Occupying the rightmost wall of the gallery is A Million Million, a 1.2 x 1.5 m photograph of a scattering of finely-crushed breadcrumbs over a black surface. The nebulous illusion of deep space that results, impressive in its own right, is interrupted by origami folds in the actual substrate, and a seemingly extraneous border that retains the printer’s record of the print job. Both disruptions act in service of the larger point that Greenshaw wants to make, which is not so much that the cosmic dust reveals itself to be specks of bread upon closer inspection, but rather that no matter how convincing the space imagery may be, it’s still a picture on a piece of paper, and not the real thing. The means of depiction cannot give us the boundless universe, but one that is utterly contained by the two additional frames of reference: one that reminds us of the materiality of the picture, and the other that marks it as a product of digital image-making technologies.

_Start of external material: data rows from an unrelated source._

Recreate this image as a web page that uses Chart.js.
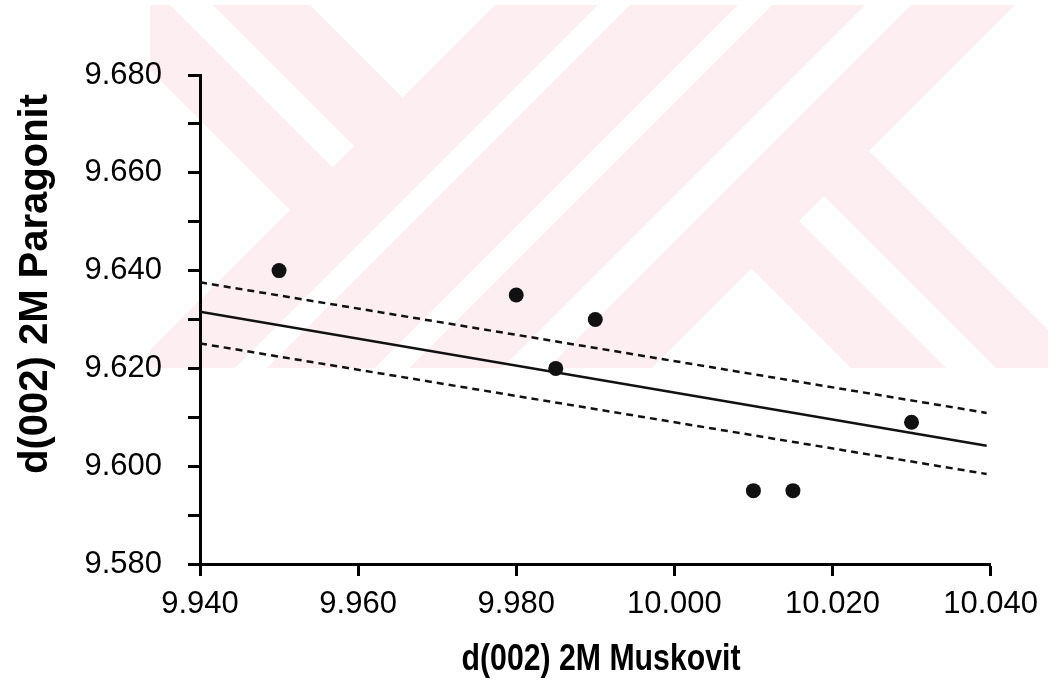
<!DOCTYPE html>
<html>
<head>
<meta charset="utf-8">
<script src="https://cdn.jsdelivr.net/npm/chart.js@4.4.0/dist/chart.umd.min.js"></script>
<style>
    html, body { margin: 0; padding: 0; background: #fff; }
    #wrap { width: 1048px; height: 683px; }
</style>
</head>
<body>
<div id="wrap"><canvas id="chart" width="1048" height="683"></canvas></div>
<script>
// Valori
const muskovit = [9.950, 9.980, 9.990, 9.985, 10.010, 10.015, 10.030];
const paragonit = [9.640, 9.635, 9.630, 9.620, 9.595, 9.595, 9.609];

// Retta di regressione e limiti tratteggiati (estremi)
const fitX = [9.940, 10.0395];
const fitY = [9.6316, 9.6042];
const upperY = [9.6376, 9.6109];
const lowerY = [9.6251, 9.5984];

// Tick degli assi
const xTicks = [9.94, 9.96, 9.98, 10.00, 10.02, 10.04];
const yTicks = [9.58, 9.59, 9.60, 9.61, 9.62, 9.63, 9.64, 9.65, 9.66, 9.67, 9.68];
const yLabelled = [9.58, 9.60, 9.62, 9.64, 9.66, 9.68];

const xTitle = 'd(002) 2M Muskovit';
const yTitle = 'd(002) 2M Paragonit';

const FONT = '"Liberation Sans", Arial, sans-serif';

// Filigrana rosa di sfondo (solo decorazione)
const WM_COLOR = '#fdeef1';
const wmBox = { left: 150, top: 5, right: 1048, bottom: 368 };
function slashBand(c1, c2) {
    return [
        [c1 / 2 - 1000, c1 / 2 + 1000], [c1 / 2 + 1000, c1 / 2 - 1000],
        [c2 / 2 + 1000, c2 / 2 - 1000], [c2 / 2 - 1000, c2 / 2 + 1000]
    ];
}
const wmCuts = [
    [[290, 210], [-710, -790], [-710, 1210]],
    [[332.5, 167.5], [354, 146], [-646, -854], [-667.5, -832.5]],
    [[402.5, 97.5], [-597.5, -902.5], [1402.5, -902.5]],
    slashBand(603, 635),
    slashBand(743, 777),
    slashBand(870, 916),
    [[751.5, 268.5], [-248.5, 1268.5], [1751.5, 1268.5]],
    [[799, 221], [824, 196], [1824, 1196], [1799, 1221]],
    [[869, 151], [1869, -849], [1869, 1151]]
];

const watermark = {
    id: 'watermark',
    beforeDraw(chart) {
        const ctx = chart.ctx;
        ctx.save();
        ctx.fillStyle = '#fff';
        ctx.fillRect(0, 0, chart.width, chart.height);
        ctx.beginPath();
        ctx.rect(wmBox.left, wmBox.top, wmBox.right - wmBox.left, wmBox.bottom - wmBox.top);
        ctx.clip();
        ctx.fillStyle = WM_COLOR;
        ctx.fillRect(wmBox.left, wmBox.top, wmBox.right - wmBox.left, wmBox.bottom - wmBox.top);
        ctx.fillStyle = '#fff';
        wmCuts.forEach(poly => {
            ctx.beginPath();
            poly.forEach((p, i) => i ? ctx.lineTo(p[0], p[1]) : ctx.moveTo(p[0], p[1]));
            ctx.closePath();
            ctx.fill();
        });
        ctx.restore();
    }
};

// Titoli degli assi: x compresso in orizzontale, y spostato verso l'alto come nell'originale
const axisTitles = {
    id: 'axisTitles',
    afterDraw(chart) {
        const ctx = chart.ctx;
        ctx.save();
        ctx.fillStyle = '#000';
        ctx.textAlign = 'center';
        ctx.textBaseline = 'middle';
        ctx.font = 'bold 36px ' + FONT;

        ctx.save();
        ctx.translate(601, 660);
        ctx.scale(0.84, 1);
        ctx.fillText(xTitle, 0, 0);
        ctx.restore();

        ctx.font = 'bold 40px ' + FONT;
        ctx.translate(36, 284);
        ctx.rotate(-Math.PI / 2);
        ctx.fillText(yTitle, 0, 0);
        ctx.restore();
    }
};

const points = muskovit.map((x, i) => ({ x: x, y: paragonit[i] }));
const line = ys => fitX.map((x, i) => ({ x: x, y: ys[i] }));

new Chart(document.getElementById('chart'), {
    type: 'scatter',
    data: {
        datasets: [
            {
                label: 'dati',
                data: points,
                backgroundColor: '#111',
                borderWidth: 0,
                pointRadius: 7.5,
                order: 0
            },
            {
                label: 'regressione',
                data: line(fitY),
                showLine: true,
                borderColor: '#111',
                borderWidth: 2.5,
                pointRadius: 0,
                order: 1
            },
            {
                label: 'limite superiore',
                data: line(upperY),
                showLine: true,
                borderColor: '#111',
                borderWidth: 2.5,
                borderDash: [7, 5],
                pointRadius: 0,
                order: 1
            },
            {
                label: 'limite inferiore',
                data: line(lowerY),
                showLine: true,
                borderColor: '#111',
                borderWidth: 2.5,
                borderDash: [7, 5],
                pointRadius: 0,
                order: 1
            }
        ]
    },
    options: {
        responsive: false,
        animation: false,
        layout: { padding: { left: 0, top: 75, right: 56, bottom: 0 } },
        plugins: {
            legend: { display: false },
            tooltip: { enabled: false }
        },
        scales: {
            x: {
                type: 'linear',
                min: 9.94,
                max: 10.04,
                afterBuildTicks: s => { s.ticks = xTicks.map(v => ({ value: v })); },
                afterFit: s => { s.height = 119; },
                ticks: {
                    font: { family: FONT, size: 31 },
                    color: '#000',
                    padding: 10,
                    maxRotation: 0,
                    autoSkip: false,
                    callback: v => Number(v).toFixed(3)
                },
                grid: {
                    drawOnChartArea: false,
                    tickLength: 12,
                    tickWidth: 3,
                    tickColor: '#000'
                },
                border: { color: '#000', width: 3 }
            },
            y: {
                type: 'linear',
                min: 9.58,
                max: 9.68,
                afterBuildTicks: s => { s.ticks = yTicks.map(v => ({ value: v })); },
                afterFit: s => { s.width = 200; },
                ticks: {
                    font: { family: FONT, size: 31 },
                    color: '#000',
                    padding: 26,
                    autoSkip: false,
                    callback: v => yLabelled.some(t => Math.abs(t - v) < 1e-6) ? Number(v).toFixed(3) : ''
                },
                grid: {
                    drawOnChartArea: false,
                    tickLength: 12,
                    tickWidth: 3,
                    tickColor: '#000'
                },
                border: { color: '#000', width: 3 }
            }
        }
    },
    plugins: [watermark, axisTitles]
});
</script>
</body>
</html>
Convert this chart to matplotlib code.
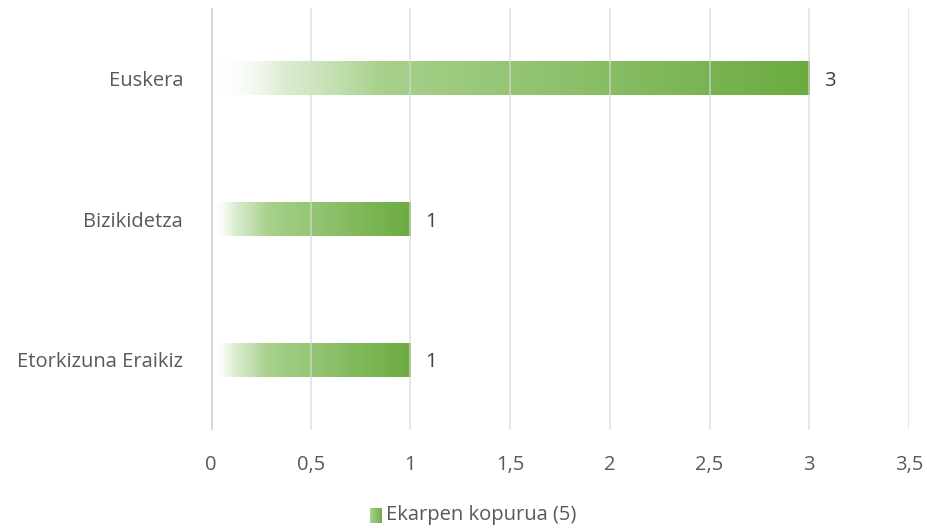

The artist plays with illusions because they, by definition, have multiple meanings—each trick of trompe-l’œil occupies the meeting point between what it mimics, and how. It is a clever touch, then, that Greenshaw placed two small sculptures in the gallery space surreptitiously defining the distance, at about two meters, at which the illusionistic success of the pictures on the wall begins to break down (the more curious of the two is Bumpwatch, a painted bronze potato; its title may be a double entendre—a colloquialism for being on the lookout for celebrity pregnancies, as well as a literal caution to mind your step). The sculptures thus function as boundaries or hinges, reminding us to occupy the other vantage points from which we can view her work.

Greenshaw would likely admit that Mother Nature is, at least aesthetically, not very representative of this body of work (it’s given an appropriately wide berth in its own corner of the gallery). In light of the various acts of play that constitute the exhibition, I suspect that she would not be displeased to find that, as a promotional image, the particular photograph deceives, taking on the significations of photo-documentation that then permeate the whole of the exhibition. Rearticulated through this effect, every piece is highlighted for the trait that they share with photo-documentative artifacts. Like snapshots of ephemeral performances and land art pieces, or installation shots which end up being re-presented in their own installative environments, Greenshaw captures in her work exemplary paradoxes.

 

Notes: 

1. Boris Groys, Art Power (Cambridge: MIT Press, 2013): 49, 53.